Not surprisingly, Jimmy’s skills intimidated some of his fellow musicians. Producer Shel Talmy once told him, “The Kinks are recording a new album called You Really Got Me. I’d like you to sit in on it.”

Shel explained that Jimmy’s talents would contribute immeasurably to the recording sessions—but the band itself wasn’t so sure. “What do we need him for?” an anxious Peter Quaife was supposed to have asked. “Dave Davies can handle the lead guitar work just fine. This is ridiculous, Shel!”

Shel sat back and let them vent their anger and apprehension. Then, once the emotional level had settled down, he brought in Jimmy. In short order, the Kinks became converts. Once they heard Jimmy play, no one in the band questioned Shel’s judgment.

As the years wore on, and one recording session blended into the next, Jimmy developed feelings of boredom and emptiness. He told friends that the session work was robbing him of his creativity. “You go in, they tell you what they want you to play, and to keep them happy, you avoid improvising,” he said. “It’s all so mechanical.”

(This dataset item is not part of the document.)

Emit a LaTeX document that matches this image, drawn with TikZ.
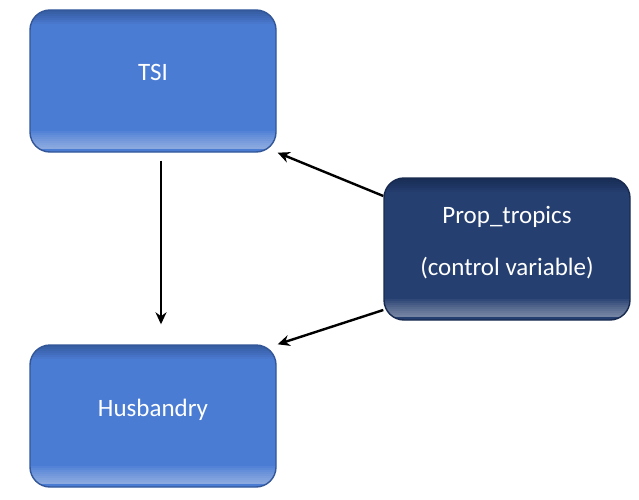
\documentclass[tikz,border=0pt]{standalone}
\usepackage{fontspec}
\setmainfont{Carlito}
\usetikzlibrary{arrows.meta,positioning,calc}
\definecolor{boxblue}{RGB}{75,124,212}
\definecolor{boxedge}{RGB}{50,86,152}
\definecolor{darkbox}{RGB}{37,63,112}
\definecolor{darkedge}{RGB}{24,42,80}

\begin{document}
\begin{tikzpicture}[x=1pt,y=1pt,
  box/.style={rounded corners=20pt,minimum width=246pt,minimum height=142pt,align=center,
    text=white,font=\fontsize{25}{30}\selectfont,line width=1.4pt,
    path picture={
      \foreach \k in {1,...,9}
        \fill[sharp corners,white,opacity=0.05]
          ([yshift=3pt]path picture bounding box.south west) rectangle ([yshift={3pt+2*\k pt}]path picture bounding box.south east);
      \foreach \k in {1,...,7}
        \fill[sharp corners,black,opacity=0.035]
          (path picture bounding box.north west) rectangle ([yshift={-2*\k pt}]path picture bounding box.north east);
    }},
  var/.style={box,draw=boxedge,fill=boxblue,text height=17pt,text depth=17pt},
  ctrl/.style={box,draw=darkedge,fill=darkbox},
  arr/.style={-{Stealth[length=12pt,width=11pt]},line width=2.4pt}
]
\useasboundingbox (0,0) rectangle (639,499);
% Boxes
\node[var]  (tsi)  at (153,418) {TSI};
\node[var]  (hus)  at (153,83)  {Husbandry};
\node[ctrl] (prop) at (507,250) {Prop\_tropics\\[22pt](control variable)\rule[-16pt]{0pt}{16pt}};

% Arrows
\draw[arr] ([xshift=8pt,yshift=-8pt]tsi.south) -- ([xshift=8pt,yshift=20pt]hus.north);
\draw[arr] ([yshift=53pt]prop.west) -- ([xshift=1pt]tsi.south east);
\draw[arr] ([yshift=-61pt]prop.west) -- ([xshift=1pt]hus.north east);
\end{tikzpicture}
\end{document}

At one point, when Jimmy’s frustration level was particularly high, he met Andrew Oldham, the Rolling Stones’ manager, who told him about the formation of a new record label. “We could use you a lot, Jimmy,” Oldham told him. “Not just for session work, but for producing.”

It sounded like a new challenge, a way to expand his musical horizons. So Jimmy jumped at the opportunity to become the house producer of the new label, Immediate Records, where he worked on sessions with John Mayall and Nico. It provided a surge of new enthusiasm that he desperately needed.

During this time, Jimmy bumped into Eric Clapton, literally in the lobby of a recording studio. Under his contract with Immediate, Jimmy began producing some blues cuts with Eric—songs like “Double Crossin’ Time” and “Telephone Blues.” The two sensed a special chemistry between them, and they would often jam with one another when their schedules allowed. One night at Jimmy’s house, they played together for hours, drawing upon each other’s energy, excited at the synergy of merging their enormous talents. Jimmy even recorded some of their jamming that night on a simple, two-channel tape recorder.

During those sessions, Jimmy realized that he had more to offer the music world beyond his studio work. As he looked in other directions, he was intent on making the kind of music he wanted to. When he joined the Yardbirds—and later formed Led Zeppelin—he demanded as much control as he could possibly get.